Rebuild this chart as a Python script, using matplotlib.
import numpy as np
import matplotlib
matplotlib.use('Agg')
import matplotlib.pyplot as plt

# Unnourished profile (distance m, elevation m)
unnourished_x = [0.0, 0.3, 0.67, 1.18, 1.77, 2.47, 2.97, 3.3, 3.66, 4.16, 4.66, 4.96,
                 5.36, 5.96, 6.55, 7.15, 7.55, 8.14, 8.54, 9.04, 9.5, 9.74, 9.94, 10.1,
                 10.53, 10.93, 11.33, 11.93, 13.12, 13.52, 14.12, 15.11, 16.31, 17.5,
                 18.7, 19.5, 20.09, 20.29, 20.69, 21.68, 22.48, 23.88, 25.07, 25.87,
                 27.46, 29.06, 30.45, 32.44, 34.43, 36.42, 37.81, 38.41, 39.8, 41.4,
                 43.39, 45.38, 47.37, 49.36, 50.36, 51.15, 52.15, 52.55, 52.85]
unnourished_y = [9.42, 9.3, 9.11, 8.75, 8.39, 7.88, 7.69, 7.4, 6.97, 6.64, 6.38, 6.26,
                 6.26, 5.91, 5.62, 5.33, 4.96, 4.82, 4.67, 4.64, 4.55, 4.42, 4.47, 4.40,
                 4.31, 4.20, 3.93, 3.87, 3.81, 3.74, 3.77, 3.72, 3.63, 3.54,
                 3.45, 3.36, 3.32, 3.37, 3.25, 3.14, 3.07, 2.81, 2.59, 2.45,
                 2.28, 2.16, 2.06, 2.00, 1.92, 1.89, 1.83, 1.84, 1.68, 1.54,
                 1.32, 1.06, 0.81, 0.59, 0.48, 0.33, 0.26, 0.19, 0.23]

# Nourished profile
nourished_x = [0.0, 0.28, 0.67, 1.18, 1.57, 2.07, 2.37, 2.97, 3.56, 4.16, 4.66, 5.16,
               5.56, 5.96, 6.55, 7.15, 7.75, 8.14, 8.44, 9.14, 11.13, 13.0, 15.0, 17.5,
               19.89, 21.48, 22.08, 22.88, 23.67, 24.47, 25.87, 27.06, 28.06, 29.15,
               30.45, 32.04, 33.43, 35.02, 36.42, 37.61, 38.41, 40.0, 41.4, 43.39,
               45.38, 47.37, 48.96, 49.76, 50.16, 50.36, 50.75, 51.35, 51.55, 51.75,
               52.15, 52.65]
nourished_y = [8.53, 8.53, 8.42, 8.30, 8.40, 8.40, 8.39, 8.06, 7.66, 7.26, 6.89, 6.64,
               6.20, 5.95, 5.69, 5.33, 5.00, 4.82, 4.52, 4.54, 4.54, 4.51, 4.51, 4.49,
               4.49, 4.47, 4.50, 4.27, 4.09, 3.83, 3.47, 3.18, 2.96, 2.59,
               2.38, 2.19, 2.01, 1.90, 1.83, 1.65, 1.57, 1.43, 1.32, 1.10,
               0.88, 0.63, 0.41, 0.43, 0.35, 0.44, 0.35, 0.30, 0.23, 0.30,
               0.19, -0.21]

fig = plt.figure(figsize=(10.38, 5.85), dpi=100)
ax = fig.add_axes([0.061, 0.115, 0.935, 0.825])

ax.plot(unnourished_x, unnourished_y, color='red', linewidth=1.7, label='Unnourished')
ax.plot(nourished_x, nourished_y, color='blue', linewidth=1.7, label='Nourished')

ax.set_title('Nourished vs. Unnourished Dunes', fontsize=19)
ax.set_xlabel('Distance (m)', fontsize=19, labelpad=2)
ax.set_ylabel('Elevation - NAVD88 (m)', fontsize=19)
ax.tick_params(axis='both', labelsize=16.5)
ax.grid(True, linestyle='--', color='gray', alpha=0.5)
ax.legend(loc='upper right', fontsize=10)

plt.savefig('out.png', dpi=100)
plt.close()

○ ○ ○ ○

What this task involves:
Restate the whole of the material exactly.

Output:
Rebuild this chart as a Python script, using matplotlib.
import numpy as np
import matplotlib
matplotlib.use('Agg')
import matplotlib.pyplot as plt

# Unnourished profile (distance m, elevation m)
unnourished_x = [0.0, 0.3, 0.67, 1.18, 1.77, 2.47, 2.97, 3.3, 3.66, 4.16, 4.66, 4.96,
                 5.36, 5.96, 6.55, 7.15, 7.55, 8.14, 8.54, 9.04, 9.5, 9.74, 9.94, 10.1,
                 10.53, 10.93, 11.33, 11.93, 13.12, 13.52, 14.12, 15.11, 16.31, 17.5,
                 18.7, 19.5, 20.09, 20.29, 20.69, 21.68, 22.48, 23.88, 25.07, 25.87,
                 27.46, 29.06, 30.45, 32.44, 34.43, 36.42, 37.81, 38.41, 39.8, 41.4,
                 43.39, 45.38, 47.37, 49.36, 50.36, 51.15, 52.15, 52.55, 52.85]
unnourished_y = [9.42, 9.3, 9.11, 8.75, 8.39, 7.88, 7.69, 7.4, 6.97, 6.64, 6.38, 6.26,
                 6.26, 5.91, 5.62, 5.33, 4.96, 4.82, 4.67, 4.64, 4.55, 4.42, 4.47, 4.40,
                 4.31, 4.20, 3.93, 3.87, 3.81, 3.74, 3.77, 3.72, 3.63, 3.54,
                 3.45, 3.36, 3.32, 3.37, 3.25, 3.14, 3.07, 2.81, 2.59, 2.45,
                 2.28, 2.16, 2.06, 2.00, 1.92, 1.89, 1.83, 1.84, 1.68, 1.54,
                 1.32, 1.06, 0.81, 0.59, 0.48, 0.33, 0.26, 0.19, 0.23]

# Nourished profile
nourished_x = [0.0, 0.28, 0.67, 1.18, 1.57, 2.07, 2.37, 2.97, 3.56, 4.16, 4.66, 5.16,
               5.56, 5.96, 6.55, 7.15, 7.75, 8.14, 8.44, 9.14, 11.13, 13.0, 15.0, 17.5,
               19.89, 21.48, 22.08, 22.88, 23.67, 24.47, 25.87, 27.06, 28.06, 29.15,
               30.45, 32.04, 33.43, 35.02, 36.42, 37.61, 38.41, 40.0, 41.4, 43.39,
               45.38, 47.37, 48.96, 49.76, 50.16, 50.36, 50.75, 51.35, 51.55, 51.75,
               52.15, 52.65]
nourished_y = [8.53, 8.53, 8.42, 8.30, 8.40, 8.40, 8.39, 8.06, 7.66, 7.26, 6.89, 6.64,
               6.20, 5.95, 5.69, 5.33, 5.00, 4.82, 4.52, 4.54, 4.54, 4.51, 4.51, 4.49,
               4.49, 4.47, 4.50, 4.27, 4.09, 3.83, 3.47, 3.18, 2.96, 2.59,
               2.38, 2.19, 2.01, 1.90, 1.83, 1.65, 1.57, 1.43, 1.32, 1.10,
               0.88, 0.63, 0.41, 0.43, 0.35, 0.44, 0.35, 0.30, 0.23, 0.30,
               0.19, -0.21]

fig = plt.figure(figsize=(10.38, 5.85), dpi=100)
ax = fig.add_axes([0.061, 0.115, 0.935, 0.825])

ax.plot(unnourished_x, unnourished_y, color='red', linewidth=1.7, label='Unnourished')
ax.plot(nourished_x, nourished_y, color='blue', linewidth=1.7, label='Nourished')

ax.set_title('Nourished vs. Unnourished Dunes', fontsize=19)
ax.set_xlabel('Distance (m)', fontsize=19, labelpad=2)
ax.set_ylabel('Elevation - NAVD88 (m)', fontsize=19)
ax.tick_params(axis='both', labelsize=16.5)
ax.grid(True, linestyle='--', color='gray', alpha=0.5)
ax.legend(loc='upper right', fontsize=10)

plt.savefig('out.png', dpi=100)
plt.close()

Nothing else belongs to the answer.